Darkest Dungeon 2 (actually generally well lit road trip, no dungeons to be found)
Anyhow, the Escapists own review was a bit hyperbolic, but more or less tags the issue the game has out of the gate.
The blow by blow of combat encounters is not drastically changed, although Tokens serve as a bit more user friendly then some of the previous system.
Everything outside of combat lacks any sense of feeling like you're making meaningful choices and building a solid direction though.
Heroes - Random quirks. You can't have multple copies either, so yeah, no taking out the other Highwayman this itme because this dude has some awful negative quirk and some semi-useless positive one.
Traps, or stagecoach hazards in this iteration - Literally nothing you can do about them other then not go down that road if you happen to scout them (and spoilers, you will almost never find a fully clear path. Good luck if something you need (such as a mandatory boss clear to finish the run) is down one. Same thing with your hero's stress accrual on road choices, there's no logic to it, just some roads will them stress or bad relationship points randomly.
All the interactables. Replacing the tool/puzzle mechanic of prior runs. Well there's no tools, no prep, so you can't bring a theoretical plan for the thing. Instead its random loot and random negative or positive effects based on which hero's choice you select. Sometimes it just outright won't even let you do the thing because all the hero's decide no that day.
Choosing your "dungeon", sort of not really.

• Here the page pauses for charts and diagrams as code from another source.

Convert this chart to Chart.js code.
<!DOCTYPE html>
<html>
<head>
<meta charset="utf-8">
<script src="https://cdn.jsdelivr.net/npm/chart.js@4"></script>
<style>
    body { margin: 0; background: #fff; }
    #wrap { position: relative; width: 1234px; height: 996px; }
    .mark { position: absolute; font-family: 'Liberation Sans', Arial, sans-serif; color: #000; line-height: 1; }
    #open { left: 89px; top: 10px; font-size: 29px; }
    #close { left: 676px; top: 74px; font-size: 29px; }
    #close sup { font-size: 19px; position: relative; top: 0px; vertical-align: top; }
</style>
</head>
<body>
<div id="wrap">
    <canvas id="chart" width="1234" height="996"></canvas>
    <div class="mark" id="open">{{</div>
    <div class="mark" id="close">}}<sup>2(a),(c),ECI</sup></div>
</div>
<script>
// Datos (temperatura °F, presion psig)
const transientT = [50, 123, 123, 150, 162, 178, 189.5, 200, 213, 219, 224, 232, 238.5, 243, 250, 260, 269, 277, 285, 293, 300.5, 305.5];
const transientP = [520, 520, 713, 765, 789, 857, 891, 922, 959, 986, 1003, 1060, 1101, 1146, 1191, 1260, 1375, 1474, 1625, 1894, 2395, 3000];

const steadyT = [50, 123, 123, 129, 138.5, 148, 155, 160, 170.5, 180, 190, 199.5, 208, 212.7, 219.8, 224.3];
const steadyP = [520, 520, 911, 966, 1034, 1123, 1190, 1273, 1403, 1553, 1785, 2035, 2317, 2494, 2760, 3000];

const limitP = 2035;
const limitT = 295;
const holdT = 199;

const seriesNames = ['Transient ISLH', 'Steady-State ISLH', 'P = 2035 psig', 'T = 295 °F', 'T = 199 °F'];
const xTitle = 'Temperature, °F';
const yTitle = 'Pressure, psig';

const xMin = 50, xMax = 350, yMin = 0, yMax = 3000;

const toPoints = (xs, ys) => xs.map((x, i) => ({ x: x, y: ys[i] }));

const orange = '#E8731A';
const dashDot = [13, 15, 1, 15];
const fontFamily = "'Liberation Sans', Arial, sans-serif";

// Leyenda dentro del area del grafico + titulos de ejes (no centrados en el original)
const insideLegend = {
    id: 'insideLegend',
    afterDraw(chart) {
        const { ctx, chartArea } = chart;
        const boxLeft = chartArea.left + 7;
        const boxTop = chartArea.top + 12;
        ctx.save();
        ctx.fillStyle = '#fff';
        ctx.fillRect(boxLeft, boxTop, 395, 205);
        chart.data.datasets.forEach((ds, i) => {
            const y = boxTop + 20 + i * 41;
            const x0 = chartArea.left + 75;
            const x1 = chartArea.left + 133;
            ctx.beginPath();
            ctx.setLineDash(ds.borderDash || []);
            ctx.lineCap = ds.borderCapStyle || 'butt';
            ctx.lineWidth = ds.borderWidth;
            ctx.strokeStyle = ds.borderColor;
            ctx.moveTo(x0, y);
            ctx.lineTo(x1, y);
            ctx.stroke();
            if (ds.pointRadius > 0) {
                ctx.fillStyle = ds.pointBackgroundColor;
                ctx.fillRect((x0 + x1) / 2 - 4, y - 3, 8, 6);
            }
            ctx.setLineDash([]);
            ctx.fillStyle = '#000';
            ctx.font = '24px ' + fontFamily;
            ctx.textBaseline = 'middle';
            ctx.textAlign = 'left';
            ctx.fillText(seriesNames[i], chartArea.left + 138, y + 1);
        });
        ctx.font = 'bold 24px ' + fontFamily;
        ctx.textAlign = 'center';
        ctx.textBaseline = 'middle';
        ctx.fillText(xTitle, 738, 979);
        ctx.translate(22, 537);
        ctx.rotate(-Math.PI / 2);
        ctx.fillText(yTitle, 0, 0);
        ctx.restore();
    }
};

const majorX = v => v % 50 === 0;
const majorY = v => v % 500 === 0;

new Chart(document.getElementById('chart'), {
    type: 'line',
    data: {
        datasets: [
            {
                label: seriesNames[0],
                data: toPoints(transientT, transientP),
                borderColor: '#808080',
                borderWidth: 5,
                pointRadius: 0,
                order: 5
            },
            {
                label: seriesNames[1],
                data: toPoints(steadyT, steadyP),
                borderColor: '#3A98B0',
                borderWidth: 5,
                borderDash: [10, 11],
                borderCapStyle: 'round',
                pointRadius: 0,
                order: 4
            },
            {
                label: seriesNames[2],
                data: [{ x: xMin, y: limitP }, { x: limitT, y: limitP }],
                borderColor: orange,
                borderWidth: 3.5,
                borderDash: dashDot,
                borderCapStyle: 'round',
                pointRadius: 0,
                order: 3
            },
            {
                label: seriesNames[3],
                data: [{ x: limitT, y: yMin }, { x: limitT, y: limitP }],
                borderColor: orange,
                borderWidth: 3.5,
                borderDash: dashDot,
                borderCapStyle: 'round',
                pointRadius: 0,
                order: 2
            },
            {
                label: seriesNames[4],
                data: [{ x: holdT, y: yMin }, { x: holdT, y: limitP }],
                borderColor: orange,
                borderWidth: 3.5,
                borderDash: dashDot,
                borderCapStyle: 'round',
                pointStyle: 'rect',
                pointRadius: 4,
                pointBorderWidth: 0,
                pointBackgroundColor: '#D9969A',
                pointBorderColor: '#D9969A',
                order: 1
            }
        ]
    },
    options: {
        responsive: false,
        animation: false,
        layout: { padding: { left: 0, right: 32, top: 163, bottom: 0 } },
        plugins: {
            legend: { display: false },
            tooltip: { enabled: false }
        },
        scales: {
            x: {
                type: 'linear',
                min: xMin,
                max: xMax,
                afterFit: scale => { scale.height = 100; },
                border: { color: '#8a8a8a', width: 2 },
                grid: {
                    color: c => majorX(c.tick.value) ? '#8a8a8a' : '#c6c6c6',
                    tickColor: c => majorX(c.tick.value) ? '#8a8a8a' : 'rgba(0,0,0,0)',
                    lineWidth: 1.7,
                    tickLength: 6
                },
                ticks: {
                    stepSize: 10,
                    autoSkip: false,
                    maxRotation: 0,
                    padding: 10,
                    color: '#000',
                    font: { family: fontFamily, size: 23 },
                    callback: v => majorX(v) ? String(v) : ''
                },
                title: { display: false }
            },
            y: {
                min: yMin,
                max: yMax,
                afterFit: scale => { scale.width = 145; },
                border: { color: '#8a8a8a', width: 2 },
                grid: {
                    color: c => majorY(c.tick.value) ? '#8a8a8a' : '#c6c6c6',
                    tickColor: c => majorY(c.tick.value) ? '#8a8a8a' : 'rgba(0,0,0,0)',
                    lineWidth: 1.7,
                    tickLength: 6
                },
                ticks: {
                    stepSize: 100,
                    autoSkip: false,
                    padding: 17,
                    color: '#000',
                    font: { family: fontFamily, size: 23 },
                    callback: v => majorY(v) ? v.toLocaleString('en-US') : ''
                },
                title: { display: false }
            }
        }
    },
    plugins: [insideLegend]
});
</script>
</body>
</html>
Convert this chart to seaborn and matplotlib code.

You get 2 options at each inn, so you can't make much proper use of the location specific quirks for enemy types or explorer bonus or whatever. You might get the matching one, you might not. Basically turning all of those into filler trash perks and items.
Of the final bosses I played (which are all in the same final region, and the same 3 fight gauntlet), 2 of them were prettymuch pure gimmicks (and arguably kind of trivial if you figured out the gimmick and didn't lose a hero mid-run to be replaced by a random that might F up your whole strategy or whatnot). The other one is just a kind of annoying roulette game that turns off certain abilities and moves more or less at random (either healing, stress healing, ranged attacks or melee attacks each round)
It doesn't capture a challenge that you're meant to push on and overcome. But a (usually bad) hand randomly dealt to you, and pray you can use the limited flexibility of the combat (because the difficulty curve doesn't leave much open endedness) to survive despite that.